The neighborhood just plain has good bones (you can see some data here); density, parks, transit, wide-range of uses that brings activity to every hour of the day. So, current conditions may feel a bit dower, but one thing seems completely certain to Urban Mechanic. Downtown Crossing will remain vibrant, hopefully always a bit gritty, definitively urban and uniquely; Boston.


  1. All your plusses can be summarized by saying that Downtown Crossing is in the middle of downtown. The virtues of the site itself is another matter entirely. A cart with tee-shirts for sale isn't exactly something to rave about, is it? Since traffic was blocked from the streets, the only people who have made Downtown Crossing a destination is schoolkids - not exactly what was planned. In fact, the location has been a failure from Day 1. A pedestrian mall would have worked somewhere like Newbury street.
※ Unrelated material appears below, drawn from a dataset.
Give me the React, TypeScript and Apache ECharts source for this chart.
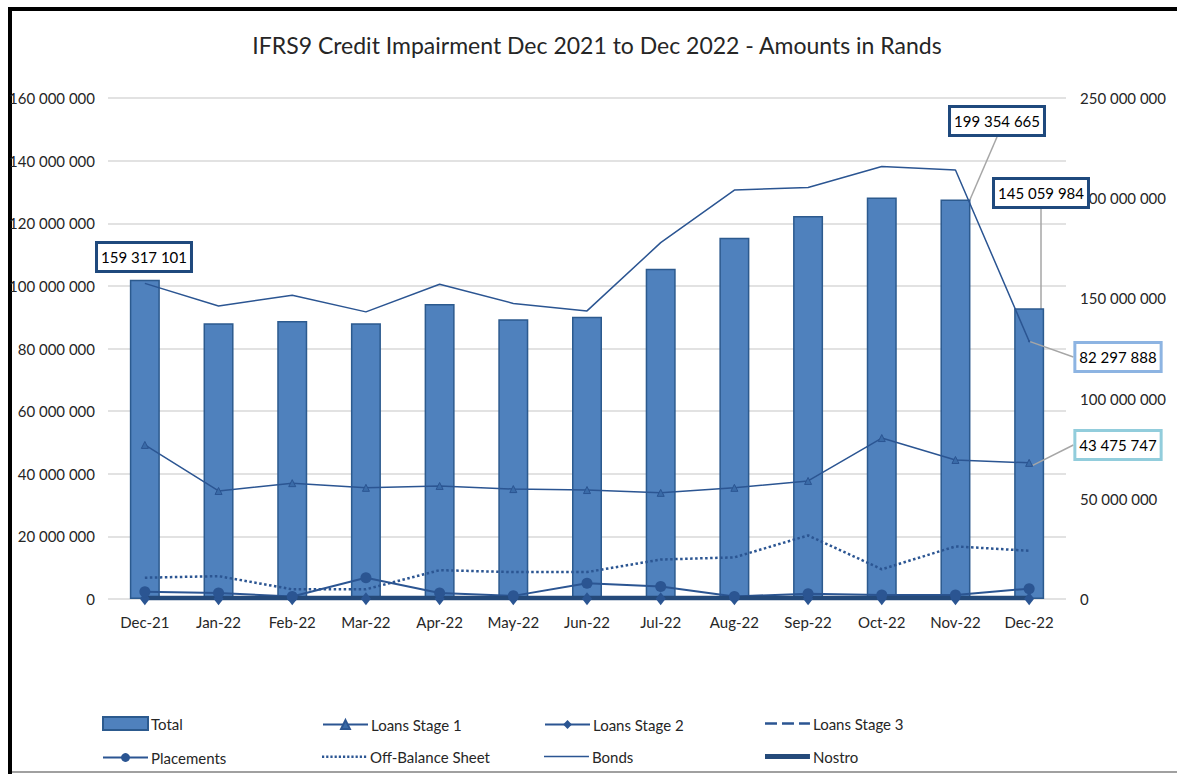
import React, { useEffect, useRef } from "react";
import * as echarts from "echarts";

const categories = ["Dec-21", "Jan-22", "Feb-22", "Mar-22", "Apr-22", "May-22", "Jun-22", "Jul-22", "Aug-22", "Sep-22", "Oct-22", "Nov-22", "Dec-22"];
const total = [159317101, 137600000, 138700000, 137600000, 147200000, 139600000, 140900000, 164800000, 180300000, 191100000, 200300000, 199354665, 145059984];
const loansStage1 = [49200000, 34500000, 37000000, 35500000, 36100000, 35100000, 34800000, 33900000, 35500000, 37700000, 51400000, 44400000, 43475747];
const loansStage2 = [100000, 100000, 100000, 100000, 100000, 100000, 100000, 100000, 100000, 100000, 100000, 100000, 100000];
const loansStage3 = [50000, 50000, 50000, 50000, 50000, 50000, 50000, 50000, 50000, 50000, 50000, 50000, 50000];
const placements = [2300000, 1900000, 800000, 6800000, 1900000, 1000000, 5000000, 4000000, 800000, 1700000, 1300000, 1300000, 3300000];
const offBalance = [6800000, 7300000, 3100000, 3100000, 9200000, 8600000, 8600000, 12600000, 13300000, 20300000, 9500000, 16800000, 15400000];
const bonds = [100800000, 93600000, 97000000, 91700000, 100500000, 94400000, 92000000, 113800000, 130600000, 131400000, 138100000, 137000000, 82297888];
const nostro = [300000, 300000, 300000, 300000, 300000, 300000, 300000, 300000, 300000, 300000, 300000, 300000, 300000];

const leftTicks = { min: 0, max: 160000000, interval: 20000000 };
const rightTicks = { min: 0, max: 250000000, interval: 50000000 };

const TITLE = "IFRS9 Credit Impairment Dec 2021 to Dec 2022 - Amounts in Rands";
const FONT = "Lato, sans-serif";
const LINE = "#2B5592";
const TXT = "#262626";

const fmt = (v: number) => String(Math.round(v)).replace(/\B(?=(\d{3})+(?!\d))/g, " ");

// annotation box layout, keyed by category
const totalLabelAt: Record<string, number[]> = { "Dec-21": [144, 257], "Nov-22": [997, 121], "Dec-22": [1041, 193] };
const bondsLabelAt: Record<string, number[]> = { "Dec-22": [1118, 357] };
const stage1LabelAt: Record<string, number[]> = { "Dec-22": [1118, 445] };

const boxStyle = (border: string) => ({
  fontSize: 15,
  fontFamily: FONT,
  color: "#000",
  backgroundColor: "#fff",
  borderColor: border,
  borderWidth: 3,
  padding: [6, 3, 5, 3],
  formatter: (p: any) => fmt(p.value),
});

const layoutFrom = (map: Record<string, number[]>) => (params: any) => {
  const p = map[categories[params.dataIndex]];
  if (!p) return {};
  return { x: p[0], y: p[1], align: "center", verticalAlign: "middle" };
};

const guide = { show: true, lineStyle: { color: "#A6A6A6", width: 1.5 } };

// legend icon shapes (45 x 12 box)
const iconPath = (rects: number[][]) =>
  "path://M0,0L0,0.01M45,12L45,12.01" +
  rects.map(([x, y, w, h]) => `M${x},${y}L${x + w},${y}L${x + w},${y + h}L${x},${y + h}Z`).join("");
const dots: number[][] = [];
for (let i = 0; i < 11; i++) dots.push([i * 4.2, 5, 2.2, 2.5]);
const legendIcons: Record<string, string> = {
  Total: "rect",
  "Loans Stage 3": iconPath([[0, 4.75, 12, 2.5], [17, 4.75, 12, 2.5], [34, 4.75, 11, 2.5]]),
  "Off-Balance Sheet": iconPath(dots),
  Bonds: iconPath([[0, 5.25, 45, 1.6]]),
  Nostro: iconPath([[0, 3.5, 45, 5]]),
};

export default function App() {
  const ref = useRef<HTMLDivElement>(null);
  useEffect(() => {
    if (!ref.current) return;
    const chart = echarts.init(ref.current, undefined, { renderer: "svg" });

    const totalData = total.map((v, i) => {
      const c = categories[i];
      if (!totalLabelAt[c]) return v;
      return c === "Dec-21"
        ? { value: v, label: { show: true }, labelLine: { show: false } }
        : { value: v, label: { show: true } };
    });
    const bondsData = bonds.map((v, i) =>
      bondsLabelAt[categories[i]] ? { value: v, symbol: "circle", symbolSize: 2, label: { show: true } } : v
    );
    const stage1Data = loansStage1.map((v, i) => (stage1LabelAt[categories[i]] ? { value: v, label: { show: true } } : v));

    const legendCols = [102, 322, 544, 765];
    const legendRows = [716, 749];
    const legendNames = [
      ["Total", "Loans Stage 1", "Loans Stage 2", "Loans Stage 3"],
      ["Placements", "Off-Balance Sheet", "Bonds", "Nostro"],
    ];
    const legends: any[] = [];
    legendNames.forEach((row, r) =>
      row.forEach((name, c) => {
        const hasIcon = !!legendIcons[name];
        legends.push({
          data: [hasIcon ? { name, icon: legendIcons[name] } : name],
          left: legendCols[c],
          top: legendRows[r] + (hasIcon ? 0 : 1),
          padding: 0,
          itemWidth: 45,
          itemHeight: name === "Total" ? 13 : hasIcon ? 12 : 11,
          itemGap: 0,
          selectedMode: false,
          textStyle: { fontSize: 15, color: TXT, fontFamily: FONT, padding: [0, 0, 0, -2] },
        });
      })
    );

    chart.setOption({
      animation: false,
      textStyle: { fontFamily: FONT },
      title: {
        text: TITLE,
        left: 597,
        top: 33,
        padding: 0,
        textAlign: "center",
        textStyle: { fontSize: 23, fontWeight: "normal", color: TXT, fontFamily: FONT },
      },
      graphic: [
        { type: "line", shape: { x1: 8, y1: 9, x2: 1177, y2: 9 }, style: { stroke: "#000", lineWidth: 4 } },
        { type: "line", shape: { x1: 10, y1: 7, x2: 10, y2: 774 }, style: { stroke: "#000", lineWidth: 4 } },
        { type: "line", shape: { x1: 12, y1: 772, x2: 1177, y2: 772 }, style: { stroke: "#A0A0A0", lineWidth: 2 } },
      ],
      grid: { left: 108, right: 111, top: 98, bottom: 175 },
      xAxis: {
        type: "category",
        data: categories,
        axisLine: { show: false },
        axisTick: { show: false },
        axisLabel: { interval: 0, fontSize: 15, color: TXT, margin: 15, fontFamily: FONT },
      },
      yAxis: [
        {
          type: "value",
          ...leftTicks,
          position: "left",
          axisLine: { show: false },
          axisTick: { show: false },
          axisLabel: { formatter: fmt, fontSize: 15, color: TXT, margin: 13, fontFamily: FONT },
          splitLine: { lineStyle: { color: "#D9D9D9", width: 1.5 } },
        },
        {
          type: "value",
          ...rightTicks,
          position: "right",
          axisLine: { show: false },
          axisTick: { show: false },
          axisLabel: { formatter: fmt, fontSize: 15, color: TXT, margin: 14, fontFamily: FONT },
          splitLine: { show: false },
        },
      ],
      legend: legends,
      series: [
        {
          name: "Total",
          type: "bar",
          yAxisIndex: 1,
          barWidth: 30,
          itemStyle: { color: "#4F81BD", borderColor: "#2C5A8E", borderWidth: 1.5 },
          data: totalData,
          label: { show: false, ...boxStyle("#1F497D") },
          labelLine: guide,
          labelLayout: layoutFrom(totalLabelAt),
        },
        {
          name: "Loans Stage 1",
          type: "line",
          yAxisIndex: 0,
          symbol: "triangle",
          symbolSize: 7,
          itemStyle: { color: "#3A6BA8", borderColor: LINE, borderWidth: 1 },
          lineStyle: { color: LINE, width: 1.5 },
          data: stage1Data,
          label: { show: false, ...boxStyle("#92CDDC") },
          labelLine: guide,
          labelLayout: layoutFrom(stage1LabelAt),
        },
        {
          name: "Loans Stage 2",
          type: "line",
          symbol: "diamond",
          symbolSize: [10, 13],
          itemStyle: { color: LINE },
          lineStyle: { color: LINE, width: 2 },
          data: loansStage2,
        },
        {
          name: "Loans Stage 3",
          type: "line",
          symbol: "none",
          itemStyle: { color: LINE },
          lineStyle: { color: LINE, width: 2.5, type: "dashed" },
          data: loansStage3,
        },
        {
          name: "Placements",
          type: "line",
          symbol: "circle",
          symbolSize: 11,
          itemStyle: { color: LINE },
          lineStyle: { color: LINE, width: 2 },
          data: placements,
        },
        {
          name: "Off-Balance Sheet",
          type: "line",
          symbol: "none",
          itemStyle: { color: LINE },
          lineStyle: { color: LINE, width: 2.5, type: [2.5, 2.5] },
          data: offBalance,
        },
        {
          name: "Bonds",
          type: "line",
          symbol: "none",
          itemStyle: { color: LINE },
          lineStyle: { color: LINE, width: 1.5 },
          data: bondsData,
          label: { show: false, ...boxStyle("#8DB4E2") },
          labelLine: guide,
          labelLayout: layoutFrom(bondsLabelAt),
        },
        {
          name: "Nostro",
          type: "line",
          symbol: "none",
          itemStyle: { color: "#254A7A" },
          lineStyle: { color: "#254A7A", width: 4.5 },
          data: nostro,
        },
      ],
    });
    return () => chart.dispose();
  }, []);

  return (
    <div
      ref={ref}
      style={{ position: "fixed", left: 0, top: 0, width: 1177, height: 774, background: "#fff" }}
    />
  );
}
At Washington street, the concept was and is out of place. The only ones who love DC now are kids with too much time on their hands and the anti-car kooks. The kids have no power, but the anti-car loonies can never admit they were wrong, so poor Washington street remains a permenant failure.

  2. I don't like the idea of coming off as a naysayer to contributions here, but I also want to engage ideas when I feel it worth it...

    First, Downtown Crossing is NOT anything like Detroit. HAVE YOU (Not Whitey Bulger) BEEN TO DETROIT? I been to Detroit dozens of times. Years ago, as an upperclassman planning student, I would ritualistically take the first year students to Detroit. My thinking is that anyone who wanted to be a "planner" should the see the Hell that has been created in that city.

    There is no part of downtown Detroit that has the infrastructure or vitality of Downtown Crossing. The comparison might be one of metaphor, but its a poor and wildly inaccurate choice to say the least. One so much so that I will be sure to make an exhaustive comparison of in the future to set the record straight.

    Finally, my post wasn't trying to gloss over the problems with downtown crossing. They are there aplenty, but the place thrives. AND YES< it is gritty, it does actually light-up quite well at night, and it is almost always bustling. Reality to me says that all things don't just come together or come back together over night. Either way, the point of the post is that Downtown Crossing, will survive whether it takes another couple years or a decade; and with or without the naysayers.